Vermutlich ist davon auszugehen, dass für das Behindertenwohnheim das vereinfachte Wahlverfahren mit Wahlleiter in einer Wahlversammlung durchzuführen ist. Vor der Einleitung einer SBV-Wahl muss aber unbedingt abgeklärt werden, ob es eine Gesamt-SBV für das erwähnte Behindertenwohnheim gibt. Ist dies der Fall, wäre es nämlich nicht Sache des PR, sondern Aufgabe der zuständigen Gesamt-SBV, die Wahl einer örtlichen SBV einzuleiten (§ 97 Abs. 1 Satz 2 und Abs. 6 Satz 1 SGB IX, § 19 Abs. 1 SchwbVWO), was Bernhard ja bereits angedeutet hat.
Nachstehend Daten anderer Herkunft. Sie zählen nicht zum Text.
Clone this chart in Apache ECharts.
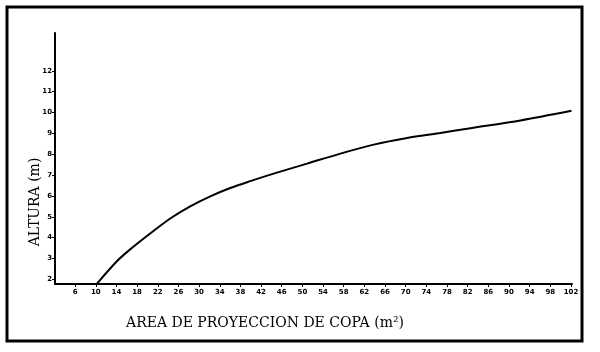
<!doctype html>
<html lang="es">
<head>
<meta charset="UTF-8">
<title>Altura vs area de proyeccion de copa</title>
<script src="https://cdn.jsdelivr.net/npm/echarts@6/dist/echarts.min.js"></script>
<style>
  html, body { margin: 0; padding: 0; background: #fff; }
  #main { width: 600px; height: 352px; }
</style>
</head>
<body>
<div id="main"></div>
<script>
// curva
var areaVals   = [10.2, 14.08, 16.65, 20.53, 24.41, 28.28, 32.16, 36.03, 39.91, 44.43, 50.9, 57.35, 63.81, 70.28, 76.73, 82.55, 92.24, 102.1];
var alturaVals = [1.79, 2.87, 3.44, 4.2, 4.92, 5.5, 5.98, 6.38, 6.71, 7.07, 7.55, 8.03, 8.46, 8.78, 9.02, 9.25, 9.62, 10.08];

var xTicks = [6, 10, 14, 18, 22, 26, 30, 34, 38, 42, 46, 50, 54, 58, 62, 66, 70, 74, 78, 82, 86, 90, 94, 98, 102];
var yTicks = [2, 3, 4, 5, 6, 7, 8, 9, 10, 11, 12];

var xTitle = 'AREA DE PROYECCION DE COPA (m²)';
var yTitle = 'ALTURA (m)';

var puntos = [];
for (var i = 0; i < areaVals.length; i++) {
    puntos.push([areaVals[i], alturaVals[i]]);
}

var myChart = echarts.init(document.getElementById('main'));

var tickFont = {
    color: '#000',
    fontSize: 7,
    fontWeight: 'bold',
    fontFamily: 'DejaVu Sans'
};

option = {
    animation: false,
    grid: { left: 55, right: 28, top: 33, bottom: 68 },
    xAxis: {
        type: 'value',
        min: 2.1,
        max: 102.2,
        axisLine: { lineStyle: { color: '#000', width: 2 } },
        axisTick: { customValues: xTicks, length: 3, lineStyle: { color: '#000', width: 1 } },
        axisLabel: Object.assign({ customValues: xTicks, margin: 5 }, tickFont),
        splitLine: { show: false }
    },
    yAxis: {
        type: 'value',
        min: 1.78,
        max: 13.81,
        axisLine: { show: true, lineStyle: { color: '#000', width: 2 } },
        axisTick: { show: true, customValues: yTicks, length: 3, lineStyle: { color: '#000', width: 1 } },
        axisLabel: Object.assign({ customValues: yTicks, margin: 3 }, tickFont),
        splitLine: { show: false }
    },
    graphic: [
        {
            type: 'rect',
            shape: { x: 7, y: 7, width: 575, height: 334 },
            style: { fill: null, stroke: '#000', lineWidth: 3 }
        },
        {
            type: 'text',
            x: 265, y: 323,
            style: {
                text: xTitle,
                fill: '#000',
                font: '14px "DejaVu Serif"',
                align: 'center',
                verticalAlign: 'middle'
            }
        },
        {
            type: 'text',
            x: 35, y: 202,
            rotation: Math.PI / 2,
            style: {
                text: yTitle,
                fill: '#000',
                font: '14px "DejaVu Serif"',
                align: 'center',
                verticalAlign: 'middle'
            }
        }
    ],
    series: [{
        type: 'line',
        data: puntos,
        smooth: 0.3,
        showSymbol: false,
        lineStyle: { color: '#000', width: 2 }
    }]
};

myChart.setOption(option);
</script>
</body>
</html>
Zur üblen bzw. diskriminierenden "Neiddiskussion" wg. Zusatzurlaub möchte ich lediglich anmerken, dass der Arbeitgeber u.U. bis zu 260 Euro monatlich pro Beschäftigten schwerbehinderten Menschen an Ausgleichsabgabe sparen kann. Es ist erschreckend, dass solche mit Vorurteilen behaftete und für Nachteilsausgleiche - nicht Privilegien und nicht Almosen! - wenig sensibilisierte Personen in (möglicherweise mit öffentlichen Geldern geförderte) Behinderteneinrichtungen beschäftigt werden und dort auch noch in den Betriebsrat gewählt werden. Hier wird einiges an Überzeugungsarbeit auf die neu zu wählende Schwerbehindertenvertretung zukommen, damit der BR nicht mehr als "Agitationsforum" gegen gesetzliche Nachteilsausgleiche missbraucht werden kann!!